In Case CH/02/8679 et al, the United States only “offered” to the Government of Bosnia and Herzegovina to put the arrested Algerians in “detention”. According to the opinion of the Human Rights Chamber, this informal offer failed to satisfy the requirement of the Criminal Procedure Code of BiH when it comes to submitting a request for extradition.830 The authorities acted in a similar manner in CH/02/9842: upon the expiry of pre-trial detention – which was probably lawful – the appellant was legally but not physically released, he stayed in the detention of the Federation authorities because they did not inform him that he was released from detention or about the changed reasons for his remaining in detention (deportation or extradition). This unlawful measure was aimed at handing over that person to the Egyptian authorities at some later point and the Federation of BiH had failed, even formally, to comply with regulations on extradition procedure. In addition to handing the person to the Egyptian authorities and violations of the relevant procedural law, the appellant was also stripped off his citizenship.831


Footnotes

  1. As to the competencies and extradition procedure, see CH/03/14212-A&M, paragraph 63 et seq., wherein different violations of law have been established.

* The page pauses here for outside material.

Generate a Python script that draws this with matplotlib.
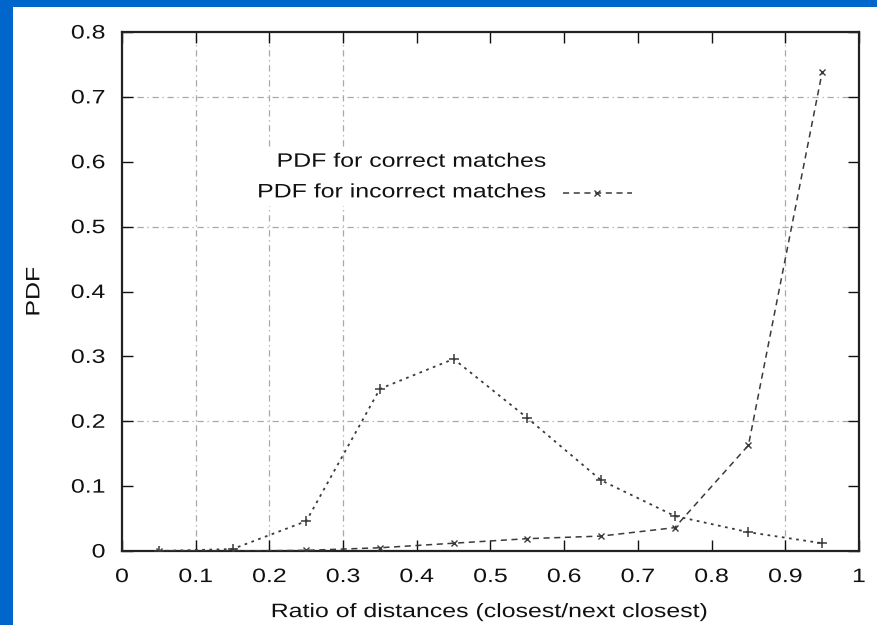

  2. CH/02/8679 et al.-A&M, paragraph 223.

  3. CH/02/8679 et al.-A&M, paragraph 224 et seq.

  4. CH/03/14212-A&M, paragraph 61 in relation to the ECtHR, Chahal v. the United Kingdom of 15 November 1996, Reports 1996-V, paragraph 112, and EComHR, Caprino v. the United Kingdom, Application No. 6871/75, Yearbook XXI (1978), P. 284 (294); CH/02/12528; paragraph 29 in relation to the EComHR, Lynas v. Switzerland, Application No. 7917/75, DR 6, p. 1411; AP 3114/06, paragraph 14 in relation to EComHR, Zamir v. the United Kingdom, Application No. 9174/80, DR 40, p. 42.

  5. AP 3114/06, paragraph 16.

  6. CH/02/12528, paragraph 31.

  7. See, CH/02/8679 et al.-A&M, paragraphs 226, 228 et seq. in relation to the ECtHR, Bozano v. France of 18 December 1986, Series A no. 111, paragraph 60; CH/02/9842-A&M, paragraph 98 et seq.

  8. Paragraph 227.

  9. For more about this topic, see “G. Citizenship (Article I.7)”, p. 119.